How to perform search-and-replace within given $st

2019-02-19 11:50发布

问题:

Say, a text file have many $start-$end pairs, and within each pair there are some text. I want Perl to find-and-replace all $patterns with the $start-$end pairs; if the $pattern lies out of the pair, then don't replace it. eg for text:

xx START xx bingo xx bingo xx END xx bingo xx START xx bingo xx END bingo

There might be newlines anywhere in the text (not shown here); $pattern may appear multiple times within a pair. Expected result is:

xx START xx okyes xx okyes xx END xx bingo xx START xx okyes xx END bingo

The job seems straightforward but I just do not figure out a Perl regex to do it. Can anyone help with this?

回答1:

Looking at your 'source' I would suggest the trick here is to set $/ - the record separator.

If you set it to a single space, you can iterate word by word. And then use a range operator to determine if you're within delimiters.

Example:

#!/usr/bin/env perl

use strict;
use warnings;

local $/ = ' ';

while ( <DATA> ) {
   if (  m/START/ .. /END/ ) {
       s/bingo/okyes/g;
   } 
   print;
}

__DATA__
xx START xx bingo xx bingo xx END xx bingo xx START xx bingo xx END bingo

This prints:

xx START xx okyes xx okyes xx END xx bingo xx START xx okyes xx END bingo

You could probably accomplish this with a single regex.
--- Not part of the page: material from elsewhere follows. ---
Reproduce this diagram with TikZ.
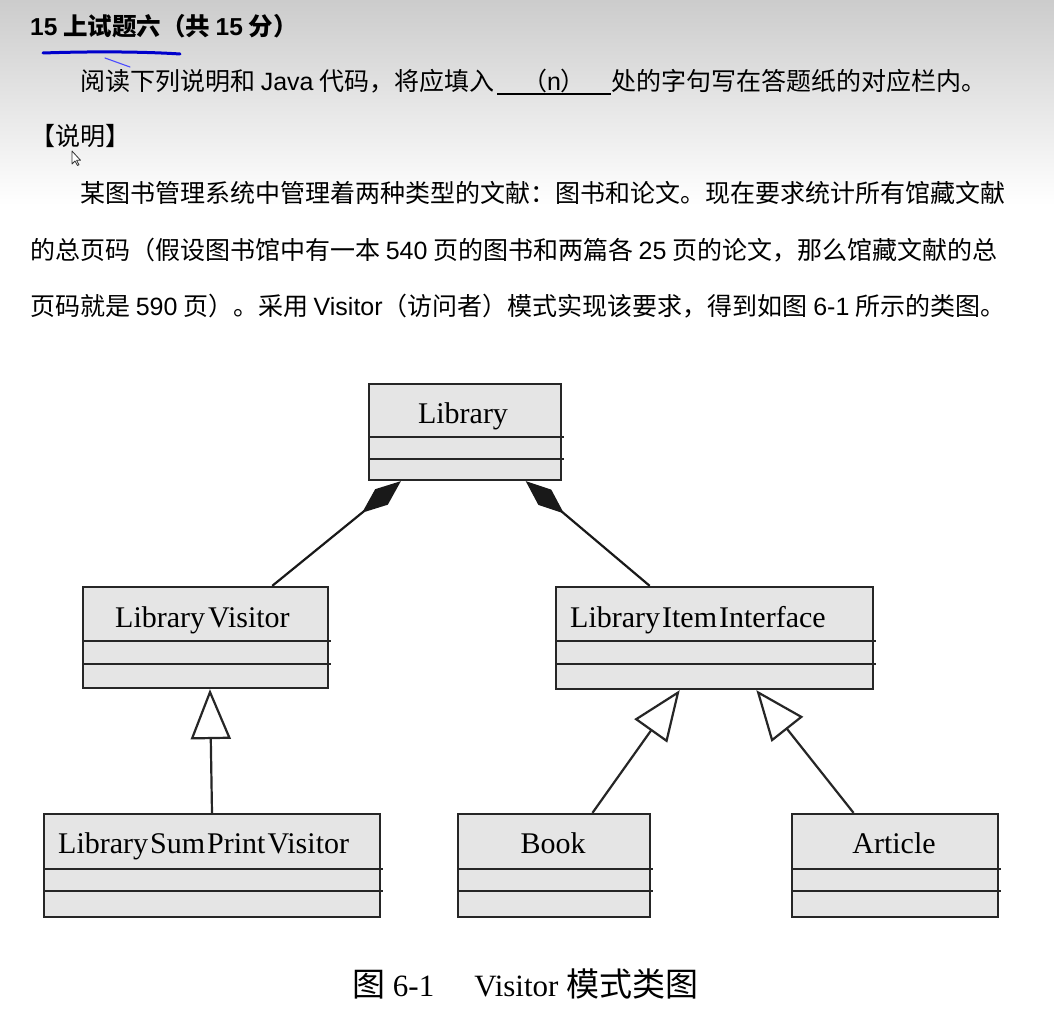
\documentclass[tikz,border=0pt]{standalone}
\usepackage{fontspec}
\setmainfont{Liberation Serif}
\newfontfamily\cjk{Noto Sans CJK SC}
\newfontfamily\lat{Liberation Sans}
\usetikzlibrary{arrows.meta,calc}
\newcommand\mytx{\cjk\fontsize{25}{25}\selectfont}
\newcommand\clsfont{\fontsize{30}{30}\selectfont}
\begin{document}
\begin{tikzpicture}[x=1pt,y=-1pt,
  cls/.style={draw=black!85, line width=2.3pt, fill=gray!20, inner sep=0pt},
  sepline/.style={draw=black!85, line width=2.3pt},
  lbl/.style={inner sep=0pt, anchor=base, font=\clsfont},
  txt/.style={inner sep=0pt, anchor=base west},
  comp/.style={draw=black!90, line width=2.2pt, -{Diamond[length=50pt,width=20pt]}},
  inh/.style={draw=black!85, line width=2.2pt, -{Triangle[open,length=50pt,width=40pt,fill=white]}}]
\useasboundingbox (0,0) rectangle (1054,1030);
\fill[white] (0,0) rectangle (1054,1030);
\shade[top color=gray!40, bottom color=white] (0,0) rectangle (1054,205);

% header text
\node[txt] (title) at (30,36) {\cjk\bfseries\fontsize{24.5}{24.5}\selectfont{\lat 15} 上试题六（共 {\lat 15} 分）};
\draw[blue!80!black, line width=3pt, line cap=round] (43,53) .. controls (100,51) and (150,52) .. (180,54);
\draw[blue!70, line width=1.1pt, line cap=round] (105,58) -- (130,67);
\node[txt] (intro) at (80,91) {\mytx 阅读下列说明和 {\lat Java} 代码，将应填入};
\node[inner sep=0pt, anchor=base] (blank) at (554,91) {\mytx （{\lat n}）};
\draw[black, line width=1.8pt] (497,94) -- (611,94);
\node[txt] (intro2) at (611,91) {\mytx 处的字句写在答题纸的对应栏内。};
\node[txt] (shuoming) at (30,146) {\mytx 【说明】};
\draw[fill=white, draw=black!80, line width=0.8pt, line join=round]
  (72,151) -- (72,164) -- (75,161) -- (77.5,165.5) -- (79,164.8) -- (76.6,160.3) -- (80.5,160.3) -- cycle;
\node[txt] (p1) at (80,202) {\mytx 某图书管理系统中管理着两种类型的文献：图书和论文。现在要求统计所有馆藏文献};
\node[txt] (p2) at (30,259) {\mytx 的总页码（假设图书馆中有一本 {\lat 540} 页的图书和两篇各 {\lat 25} 页的论文，那么馆藏文献的总};
\node[txt] (p3) at (30,315) {\mytx 页码就是 {\lat 590} 页）。采用 {\lat Visitor}（访问者）模式实现该要求，得到如图 {\lat 6-1} 所示的类图。};

% classes
\node[cls, minimum width=192pt, minimum height=96pt] (lib) at (465,432) {};
\draw[sepline] (369,437) -- (564,437);
\draw[sepline] (369,459) -- (564,459);
\node[lbl] (libt) at (463,423) {Library};

\node[cls, minimum width=245pt, minimum height=101pt] (lv) at (205.5,637.5) {};
\draw[sepline] (83,641) -- (331,641);
\draw[sepline] (83,664) -- (331,664);
\node[lbl, anchor=base west] (lvt) at (115,627) {Library\hspace{3pt}Visitor};

\node[cls, minimum width=336pt, minimum height=103pt] (lspv) at (212,865.5) {};
\draw[sepline] (44,869) -- (383,869);
\draw[sepline] (44,891) -- (383,891);
\node[lbl, anchor=base west] (lspvt) at (58,853) {Library\hspace{2pt}Sum\hspace{2pt}Print\hspace{2pt}Visitor};

\node[cls, minimum width=317pt, minimum height=102pt] (lii) at (714.5,638) {};
\draw[sepline] (556,641) -- (876,641);
\draw[sepline] (556,664) -- (876,664);
\node[lbl, anchor=base west] (liit) at (570,627) {Library\hspace{2pt}Item\hspace{2pt}Interface};

\node[cls, minimum width=192pt, minimum height=103pt] (book) at (554,865.5) {};
\draw[sepline] (458,869) -- (653,869);
\draw[sepline] (458,891) -- (653,891);
\node[lbl] (bookt) at (553,853) {Book};

\node[cls, minimum width=206pt, minimum height=103pt] (art) at (895,865.5) {};
\draw[sepline] (792,869) -- (1001,869);
\draw[sepline] (792,891) -- (1001,891);
\node[lbl] (artt) at (894,853) {Article};

% connectors
\draw[comp] ($(lv.north west)!0.77!(lv.north east)$) -- ($(lib.south west)!0.17!(lib.south east)$);
\draw[comp] ($(lii.north west)!0.297!(lii.north east)$) -- ($(lib.south west)!0.8125!(lib.south east)$);
\draw[inh] (lspv.north) -- ($(lv.south west)!0.518!(lv.south east)$);
\draw[inh] ($(book.north west)!0.698!(book.north east)$) -- ($(lii.south west)!0.391!(lii.south east)$);
\draw[inh] ($(art.north west)!0.301!(art.north east)$) -- ($(lii.south west)!0.631!(lii.south east)$);

% caption
\node[txt] (cap) at (352,996) {\fontsize{31}{31}\selectfont{\cjk\fontsize{33}{33}\selectfont 图} 6-1\hspace{40pt}Visitor {\cjk\fontsize{33}{33}\selectfont 模式类图}};
\end{tikzpicture}
\end{document}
I'm going to suggest that you don't because it'll quite complicated and hard to understand later.



回答2:

I find things like this are most simply done using the @- and @+ built-in arrays in conjunction with substr as an lvalue

$-[1] contains the offset within the string where the first capture began, while $+[1] contains the offset where it ended. Hence $+[1]-$-[1] is the length of the captured section

This program finds all occurrences of /START(.+?)END/ and edits the captured section -- the region between START and END -- by applying a regex substitution to that substring

You may need to chnage this slightly depending on the real-world data that you're working with

use strict;
use warnings 'all';
use feature 'say';

my $str = 'xx START xx bingo xx bingo xx END xx bingo xx START xx bingo xx END bingo';
my ($start, $end, $pattern, $replacement) = qw/ START END bingo okyes /;

while ( $str =~ /\b$start\b(.+?)\b$end\b/gs ) {
     substr($str, $-[1], $+[1]-$-[1]) =~ s/$pattern/$replacement/g;
}

say $str;

output

xx START xx okyes xx okyes xx END xx bingo xx START xx okyes xx END bingo


回答3:

Split each line on START on END, keep a flag that tells you whether you are inside a range or not.

#!/usr/bin/perl
use warnings;
use strict;

my $inside;
while (<>) {
    my @strings = split /(START|END)/;
    for my $string (@strings) {
        if ('START' eq $string) {
            $inside = 1;

        } elsif ('END' eq $string) {
            undef $inside;

        } elsif ($inside) {
            $string =~ s/bingo/okyes/g;

        }

        print $string;
    }
}

Or a bit shorter using a hash as a switch:

#!/usr/bin/perl
use warnings;
use strict;
use Syntax::Construct qw{ // };

my $inside;
while (<>) {
    my @strings = split /(START|END)/;
    for my $string (@strings) {
        $inside = { START => 1,
                    END   => 0,
                  }->{$string} // $inside;

        $string =~ s/bingo/okyes/g if $inside;
        print $string;
    }
}


回答4:

Eventually used following code to accomplish what I intended:

$_ = "xx START xx bingo xx bingo xx END xx bingo xx START xx bingo xx END bingo";
print;
print "\n";
$_ =~ s/START.*?END/($s=$&) =~ s,bingo,okyes,g; $s/ge;
print;

This is a one-regex solution, using embedded expression in s///g regex, and nested s///g regexes.

Sorry for this late post, but I deeply appreciate the replies by @Sobrique, @Borodin and @choroba, which are enlightening and helpful.